The Gods of Water

2024 will be known as the year of the snail.

If you didn’t notice the rows of vines as you approached our vineyards this year, you would be convinced that you had happened upon a snail farm. At picking time, it was inevitable that hundreds of them wound up in the picking bins, and we hunched over the bins as we always do, picking out leaves and stems, and this time around, a myriad of gastropods.

What can I say about organic farming? Sometimes certain critters decide that they are in the right place, and we just have to deal with it. The growing season was unusually cold and damp, with very few heat waves, and the snails found a happy home. Who am I to disturb their pleasant, albeit slow, progress across the canopy?

“Never doubt the courage of the French. They were the ones who discovered that snails are edible.” – Doug Larson

In ancient Greece, snails represented fertility and the fruition of hard work. The Aztecs refer to snails as representing cycles of the universe and reincarnation. Japanese culture considers snails the most fertile of beings and the gods of water, while across the African continent, snails take on a variety of meanings from symbols of the creation of man to eternal life.

As has become happenstance with this strange vineyard, the experts all said that they had never seen this before. When I mentioned it to one of my workers, he shrugged his shoulders, “I have never heard of snails becoming a problem in a vineyard.” As the year progressed and the snails became ever more plentiful, I decided to take it as a good omen, much like the Greeks, the Aztecs, Africans, or the Japanese.
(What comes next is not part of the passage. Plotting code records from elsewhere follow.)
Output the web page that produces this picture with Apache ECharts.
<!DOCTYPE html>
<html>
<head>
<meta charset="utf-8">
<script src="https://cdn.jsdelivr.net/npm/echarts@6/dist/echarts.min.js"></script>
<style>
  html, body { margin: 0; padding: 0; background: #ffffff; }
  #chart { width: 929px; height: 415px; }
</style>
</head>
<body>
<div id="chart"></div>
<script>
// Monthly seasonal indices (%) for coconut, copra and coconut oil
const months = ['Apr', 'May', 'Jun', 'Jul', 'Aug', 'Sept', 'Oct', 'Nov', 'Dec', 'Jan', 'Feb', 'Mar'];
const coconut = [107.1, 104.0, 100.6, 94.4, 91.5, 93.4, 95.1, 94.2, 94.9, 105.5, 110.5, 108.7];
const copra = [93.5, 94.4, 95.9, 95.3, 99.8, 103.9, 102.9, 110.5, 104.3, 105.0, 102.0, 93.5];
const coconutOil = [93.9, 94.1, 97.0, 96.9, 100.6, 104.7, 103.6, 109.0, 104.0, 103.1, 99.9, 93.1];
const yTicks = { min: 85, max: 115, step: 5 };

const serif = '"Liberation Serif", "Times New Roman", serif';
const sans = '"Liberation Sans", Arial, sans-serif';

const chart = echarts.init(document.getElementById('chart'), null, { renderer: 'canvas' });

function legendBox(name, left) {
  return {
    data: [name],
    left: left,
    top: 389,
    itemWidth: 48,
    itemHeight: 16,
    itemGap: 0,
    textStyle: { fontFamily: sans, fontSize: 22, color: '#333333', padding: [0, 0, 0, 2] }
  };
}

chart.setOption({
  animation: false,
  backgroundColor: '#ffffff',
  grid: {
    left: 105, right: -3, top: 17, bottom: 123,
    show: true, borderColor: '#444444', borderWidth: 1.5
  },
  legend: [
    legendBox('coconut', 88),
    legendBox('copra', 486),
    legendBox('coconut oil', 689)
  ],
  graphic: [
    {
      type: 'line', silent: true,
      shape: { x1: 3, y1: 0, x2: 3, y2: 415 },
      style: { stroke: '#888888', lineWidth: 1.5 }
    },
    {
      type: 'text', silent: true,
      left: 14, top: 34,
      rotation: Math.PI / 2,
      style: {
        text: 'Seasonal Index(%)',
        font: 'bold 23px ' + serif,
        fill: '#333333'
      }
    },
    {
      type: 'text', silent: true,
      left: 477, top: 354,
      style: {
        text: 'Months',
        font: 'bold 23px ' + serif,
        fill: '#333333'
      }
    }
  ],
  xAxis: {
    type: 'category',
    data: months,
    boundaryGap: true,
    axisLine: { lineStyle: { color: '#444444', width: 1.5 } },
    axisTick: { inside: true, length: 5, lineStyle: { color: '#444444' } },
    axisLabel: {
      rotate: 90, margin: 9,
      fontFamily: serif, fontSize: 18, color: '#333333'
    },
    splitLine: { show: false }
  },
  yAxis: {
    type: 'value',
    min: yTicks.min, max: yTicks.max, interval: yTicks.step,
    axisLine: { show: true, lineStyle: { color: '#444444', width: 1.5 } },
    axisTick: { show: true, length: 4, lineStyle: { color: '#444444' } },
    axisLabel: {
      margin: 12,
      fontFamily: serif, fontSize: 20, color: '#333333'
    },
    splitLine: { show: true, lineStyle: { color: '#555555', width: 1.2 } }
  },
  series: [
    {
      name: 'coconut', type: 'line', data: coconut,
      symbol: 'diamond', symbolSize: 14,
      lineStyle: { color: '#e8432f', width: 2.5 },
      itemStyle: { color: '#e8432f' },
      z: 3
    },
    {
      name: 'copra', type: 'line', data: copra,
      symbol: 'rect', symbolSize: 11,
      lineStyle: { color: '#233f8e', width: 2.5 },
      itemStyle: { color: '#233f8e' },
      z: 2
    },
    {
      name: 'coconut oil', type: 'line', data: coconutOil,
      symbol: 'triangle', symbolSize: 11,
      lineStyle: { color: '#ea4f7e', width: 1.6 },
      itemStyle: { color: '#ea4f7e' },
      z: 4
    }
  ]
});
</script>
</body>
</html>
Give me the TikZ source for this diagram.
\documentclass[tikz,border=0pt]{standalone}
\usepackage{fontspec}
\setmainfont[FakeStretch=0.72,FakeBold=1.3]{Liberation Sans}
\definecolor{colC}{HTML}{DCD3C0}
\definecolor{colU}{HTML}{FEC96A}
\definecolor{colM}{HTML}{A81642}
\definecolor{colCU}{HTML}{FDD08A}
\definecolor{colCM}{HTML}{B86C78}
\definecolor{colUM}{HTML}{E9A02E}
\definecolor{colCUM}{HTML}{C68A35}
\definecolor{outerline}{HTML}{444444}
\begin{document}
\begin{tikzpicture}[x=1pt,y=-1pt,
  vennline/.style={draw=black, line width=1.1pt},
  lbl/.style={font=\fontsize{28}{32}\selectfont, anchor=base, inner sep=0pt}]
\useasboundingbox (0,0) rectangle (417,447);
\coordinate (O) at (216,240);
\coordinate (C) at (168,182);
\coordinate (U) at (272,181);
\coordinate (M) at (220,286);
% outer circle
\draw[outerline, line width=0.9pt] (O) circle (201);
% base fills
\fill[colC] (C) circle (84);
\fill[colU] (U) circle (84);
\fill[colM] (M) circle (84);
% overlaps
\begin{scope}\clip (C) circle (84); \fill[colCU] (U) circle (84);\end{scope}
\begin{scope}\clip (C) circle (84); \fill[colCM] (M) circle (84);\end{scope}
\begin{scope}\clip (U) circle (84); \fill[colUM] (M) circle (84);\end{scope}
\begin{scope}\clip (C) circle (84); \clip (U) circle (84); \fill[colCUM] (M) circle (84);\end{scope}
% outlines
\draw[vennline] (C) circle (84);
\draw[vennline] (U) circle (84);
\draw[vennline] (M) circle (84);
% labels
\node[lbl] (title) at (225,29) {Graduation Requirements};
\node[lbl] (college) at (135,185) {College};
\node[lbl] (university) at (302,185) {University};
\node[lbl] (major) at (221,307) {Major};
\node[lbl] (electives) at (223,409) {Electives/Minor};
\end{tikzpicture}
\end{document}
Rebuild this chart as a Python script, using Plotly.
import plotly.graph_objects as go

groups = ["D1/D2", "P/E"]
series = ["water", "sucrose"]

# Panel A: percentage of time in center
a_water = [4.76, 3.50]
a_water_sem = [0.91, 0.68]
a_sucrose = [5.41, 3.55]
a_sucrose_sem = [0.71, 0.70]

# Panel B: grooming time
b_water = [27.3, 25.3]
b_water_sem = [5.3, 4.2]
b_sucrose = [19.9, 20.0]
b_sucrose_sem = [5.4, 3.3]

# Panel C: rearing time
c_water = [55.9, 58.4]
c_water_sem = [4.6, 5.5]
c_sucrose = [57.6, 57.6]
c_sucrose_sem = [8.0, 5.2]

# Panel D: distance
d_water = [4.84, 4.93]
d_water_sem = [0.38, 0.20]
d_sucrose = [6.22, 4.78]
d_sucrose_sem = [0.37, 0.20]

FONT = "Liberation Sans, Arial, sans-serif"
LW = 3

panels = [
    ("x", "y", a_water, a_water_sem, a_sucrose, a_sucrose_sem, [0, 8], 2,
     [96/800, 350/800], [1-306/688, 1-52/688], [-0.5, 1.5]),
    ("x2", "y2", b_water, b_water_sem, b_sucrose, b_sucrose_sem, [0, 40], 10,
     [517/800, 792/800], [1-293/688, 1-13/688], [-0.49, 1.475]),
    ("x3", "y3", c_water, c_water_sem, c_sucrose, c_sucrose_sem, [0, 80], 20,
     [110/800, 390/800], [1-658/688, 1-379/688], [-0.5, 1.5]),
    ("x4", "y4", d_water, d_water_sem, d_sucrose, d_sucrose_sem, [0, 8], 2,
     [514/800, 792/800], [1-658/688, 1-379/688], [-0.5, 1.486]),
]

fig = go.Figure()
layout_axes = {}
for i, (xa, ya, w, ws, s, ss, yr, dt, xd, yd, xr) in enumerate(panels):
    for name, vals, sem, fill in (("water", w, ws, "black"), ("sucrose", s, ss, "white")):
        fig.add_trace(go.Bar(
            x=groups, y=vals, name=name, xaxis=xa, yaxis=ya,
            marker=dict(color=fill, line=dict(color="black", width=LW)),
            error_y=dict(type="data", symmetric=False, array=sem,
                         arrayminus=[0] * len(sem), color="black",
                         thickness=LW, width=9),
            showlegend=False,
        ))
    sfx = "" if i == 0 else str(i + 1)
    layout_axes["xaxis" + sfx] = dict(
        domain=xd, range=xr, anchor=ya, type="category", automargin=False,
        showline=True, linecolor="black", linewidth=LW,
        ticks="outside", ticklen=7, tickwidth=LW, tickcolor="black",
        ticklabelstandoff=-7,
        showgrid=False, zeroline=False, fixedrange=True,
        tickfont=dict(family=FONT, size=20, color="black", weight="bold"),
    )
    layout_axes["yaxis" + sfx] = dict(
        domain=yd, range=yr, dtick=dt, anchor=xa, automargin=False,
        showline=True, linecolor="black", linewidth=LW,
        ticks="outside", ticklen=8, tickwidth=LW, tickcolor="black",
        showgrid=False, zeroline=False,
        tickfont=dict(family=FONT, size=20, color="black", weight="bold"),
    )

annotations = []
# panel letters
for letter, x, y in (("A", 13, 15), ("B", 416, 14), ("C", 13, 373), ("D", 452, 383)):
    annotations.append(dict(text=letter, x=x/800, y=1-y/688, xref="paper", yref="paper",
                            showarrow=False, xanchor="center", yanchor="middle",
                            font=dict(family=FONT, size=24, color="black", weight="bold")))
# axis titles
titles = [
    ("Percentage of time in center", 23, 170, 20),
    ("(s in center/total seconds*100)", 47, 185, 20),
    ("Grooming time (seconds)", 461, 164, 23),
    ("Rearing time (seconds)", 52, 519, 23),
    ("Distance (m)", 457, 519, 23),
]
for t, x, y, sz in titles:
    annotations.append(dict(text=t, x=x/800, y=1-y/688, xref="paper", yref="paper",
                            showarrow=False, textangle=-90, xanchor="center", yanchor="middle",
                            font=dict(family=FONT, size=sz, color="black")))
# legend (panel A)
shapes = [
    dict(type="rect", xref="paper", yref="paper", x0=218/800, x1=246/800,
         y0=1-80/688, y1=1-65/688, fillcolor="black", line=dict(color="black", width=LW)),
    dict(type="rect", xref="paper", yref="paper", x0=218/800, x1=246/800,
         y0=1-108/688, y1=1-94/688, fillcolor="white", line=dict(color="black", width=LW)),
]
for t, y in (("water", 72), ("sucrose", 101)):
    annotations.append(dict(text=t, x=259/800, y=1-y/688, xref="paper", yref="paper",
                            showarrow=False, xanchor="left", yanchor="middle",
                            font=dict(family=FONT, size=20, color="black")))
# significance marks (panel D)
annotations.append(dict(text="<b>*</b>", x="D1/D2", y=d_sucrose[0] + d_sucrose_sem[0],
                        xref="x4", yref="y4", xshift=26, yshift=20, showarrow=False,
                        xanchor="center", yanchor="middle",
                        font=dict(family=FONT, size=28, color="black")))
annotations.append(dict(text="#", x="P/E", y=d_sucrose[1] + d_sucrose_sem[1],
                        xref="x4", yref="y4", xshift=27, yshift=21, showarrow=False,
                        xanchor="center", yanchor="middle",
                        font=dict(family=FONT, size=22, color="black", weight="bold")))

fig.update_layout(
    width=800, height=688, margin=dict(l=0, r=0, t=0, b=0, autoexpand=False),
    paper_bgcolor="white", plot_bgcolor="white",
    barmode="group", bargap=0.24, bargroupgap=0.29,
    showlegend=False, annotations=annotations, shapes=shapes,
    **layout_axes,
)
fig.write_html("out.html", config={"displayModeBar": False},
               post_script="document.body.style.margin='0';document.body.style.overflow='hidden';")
A bountiful harvest will be mine, I told myself.

For the most part, that was what occurred. The fruit was healthy and in balance, and if we were forced to put a bit more work into sorting snails out of the fruit bins, so be it. The vineyard workers all joked if I was going to make a sopa de caracol (snail soup, a delicacy in Latin America, although they make it with conch).  Just wine, I retorted, although perhaps we would call it Wild King Pinot Noir, Escargot Block.